Consult with the school guidance counsellor
The school guidance counsellor holds a wealth of knowledge, so encourage your child to talk with the expert. Not only will the counsellor be able to offer more details regarding the current school programs and courses, but he or she can also work with your child to help them accomplish their junior or high school goals. This will further enable your child to be prepared for his or her future and post-secondary education. As a hands-on parent, you may also want to book an appointment to discuss the levels of compulsory courses as well as the options your teen has expressed interest in.
Allow for individual interest
Woodworking, cosmetology, theatre tech? Food science, drama and digital design? These are just a few of several classes your teen's school might offer as complementary options. How about concert or jazz band? Or what about dance or performance choir? Electronics, mechanics or computer science? Your child's school will undoubtedly offer many choices, and you, as a parent, should applaud your teen for trying something new. Complementary courses allow a teen to experience something different that they've wondered about. Who knows? In the long run, it may develop into a lifetime hobby or possible career!
Plan for the future
While you should always support — or at least be willing to openly discuss — your teenager's decision to enrol in whatever options they are interested in, as a parent, you should also encourage them to plan for the future.

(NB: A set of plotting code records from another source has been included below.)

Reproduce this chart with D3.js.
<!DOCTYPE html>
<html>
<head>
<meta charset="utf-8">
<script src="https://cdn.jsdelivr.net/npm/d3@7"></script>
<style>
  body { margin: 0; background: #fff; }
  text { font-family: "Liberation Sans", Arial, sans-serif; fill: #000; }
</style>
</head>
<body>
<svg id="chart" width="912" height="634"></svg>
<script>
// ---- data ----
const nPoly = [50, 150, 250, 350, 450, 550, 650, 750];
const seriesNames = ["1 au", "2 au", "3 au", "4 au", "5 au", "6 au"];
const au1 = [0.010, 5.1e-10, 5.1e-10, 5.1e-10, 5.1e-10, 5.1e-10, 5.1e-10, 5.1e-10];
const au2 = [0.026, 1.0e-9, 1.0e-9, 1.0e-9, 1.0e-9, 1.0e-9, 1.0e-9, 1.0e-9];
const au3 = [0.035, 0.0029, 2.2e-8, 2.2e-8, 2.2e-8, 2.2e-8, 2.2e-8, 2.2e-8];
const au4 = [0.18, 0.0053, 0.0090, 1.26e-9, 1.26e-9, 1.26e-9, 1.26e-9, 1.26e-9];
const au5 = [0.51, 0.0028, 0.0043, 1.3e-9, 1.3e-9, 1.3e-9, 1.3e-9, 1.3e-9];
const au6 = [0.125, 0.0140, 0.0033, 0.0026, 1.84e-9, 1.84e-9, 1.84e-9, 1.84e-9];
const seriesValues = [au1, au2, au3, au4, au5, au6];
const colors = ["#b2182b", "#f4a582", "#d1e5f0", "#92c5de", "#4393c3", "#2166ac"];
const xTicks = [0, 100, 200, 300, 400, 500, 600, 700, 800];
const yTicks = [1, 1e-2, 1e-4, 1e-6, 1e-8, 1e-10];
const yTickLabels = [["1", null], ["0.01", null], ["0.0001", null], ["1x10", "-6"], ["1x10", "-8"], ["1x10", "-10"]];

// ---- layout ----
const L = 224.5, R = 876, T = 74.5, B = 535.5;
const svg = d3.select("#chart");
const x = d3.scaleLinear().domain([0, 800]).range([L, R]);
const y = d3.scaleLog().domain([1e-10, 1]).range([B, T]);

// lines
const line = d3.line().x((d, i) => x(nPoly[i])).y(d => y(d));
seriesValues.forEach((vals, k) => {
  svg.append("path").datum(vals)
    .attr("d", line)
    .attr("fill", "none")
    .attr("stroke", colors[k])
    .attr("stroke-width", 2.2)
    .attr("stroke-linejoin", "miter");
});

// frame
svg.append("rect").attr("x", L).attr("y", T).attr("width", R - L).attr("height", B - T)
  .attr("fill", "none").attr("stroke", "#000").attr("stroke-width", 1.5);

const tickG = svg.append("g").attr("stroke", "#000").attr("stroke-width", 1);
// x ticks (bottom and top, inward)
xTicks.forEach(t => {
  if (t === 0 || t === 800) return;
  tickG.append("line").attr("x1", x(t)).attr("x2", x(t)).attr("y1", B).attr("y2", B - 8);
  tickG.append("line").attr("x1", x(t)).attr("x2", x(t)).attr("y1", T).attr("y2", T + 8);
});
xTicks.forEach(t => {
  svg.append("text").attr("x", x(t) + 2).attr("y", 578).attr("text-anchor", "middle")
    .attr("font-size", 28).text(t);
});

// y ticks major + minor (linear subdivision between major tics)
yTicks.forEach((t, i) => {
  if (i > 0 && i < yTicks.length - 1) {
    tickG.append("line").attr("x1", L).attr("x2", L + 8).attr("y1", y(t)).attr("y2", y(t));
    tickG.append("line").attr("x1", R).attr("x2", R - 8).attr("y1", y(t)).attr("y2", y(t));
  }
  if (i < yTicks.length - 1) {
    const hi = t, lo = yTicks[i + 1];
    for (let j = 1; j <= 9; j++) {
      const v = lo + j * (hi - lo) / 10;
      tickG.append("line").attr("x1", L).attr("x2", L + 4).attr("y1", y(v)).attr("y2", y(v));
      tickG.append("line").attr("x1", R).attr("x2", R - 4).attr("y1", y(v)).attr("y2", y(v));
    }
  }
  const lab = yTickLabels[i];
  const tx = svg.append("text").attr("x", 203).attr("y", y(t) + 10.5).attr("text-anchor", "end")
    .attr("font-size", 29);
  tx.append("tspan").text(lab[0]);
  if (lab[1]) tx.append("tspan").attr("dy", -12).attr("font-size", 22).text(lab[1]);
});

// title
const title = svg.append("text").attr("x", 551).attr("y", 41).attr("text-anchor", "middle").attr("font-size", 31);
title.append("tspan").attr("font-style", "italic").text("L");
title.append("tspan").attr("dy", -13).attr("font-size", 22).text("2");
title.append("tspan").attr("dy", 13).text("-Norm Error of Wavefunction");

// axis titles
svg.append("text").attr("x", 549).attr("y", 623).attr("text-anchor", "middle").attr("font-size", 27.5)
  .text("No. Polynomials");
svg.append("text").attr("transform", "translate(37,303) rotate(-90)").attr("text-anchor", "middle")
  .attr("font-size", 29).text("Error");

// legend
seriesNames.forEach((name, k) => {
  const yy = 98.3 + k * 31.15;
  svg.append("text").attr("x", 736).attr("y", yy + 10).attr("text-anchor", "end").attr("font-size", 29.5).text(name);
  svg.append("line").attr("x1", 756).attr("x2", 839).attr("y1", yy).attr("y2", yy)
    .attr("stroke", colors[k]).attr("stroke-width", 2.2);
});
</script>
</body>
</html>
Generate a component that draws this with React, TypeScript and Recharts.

Many university and college programs can have strict entrance requirements, and your teen needs to realize that their high school career is vital to their acceptance into their future area of study. Taking the correct career-focused options might help ensure your child's acceptance into their chosen post-secondary school program. If your teen has become truly engaged in learning a specifc complementary subject and has chosen to pursue it in the future as part of a career path, that will be reflected in their school transcript and will be beneficial to being accepted into that specific program.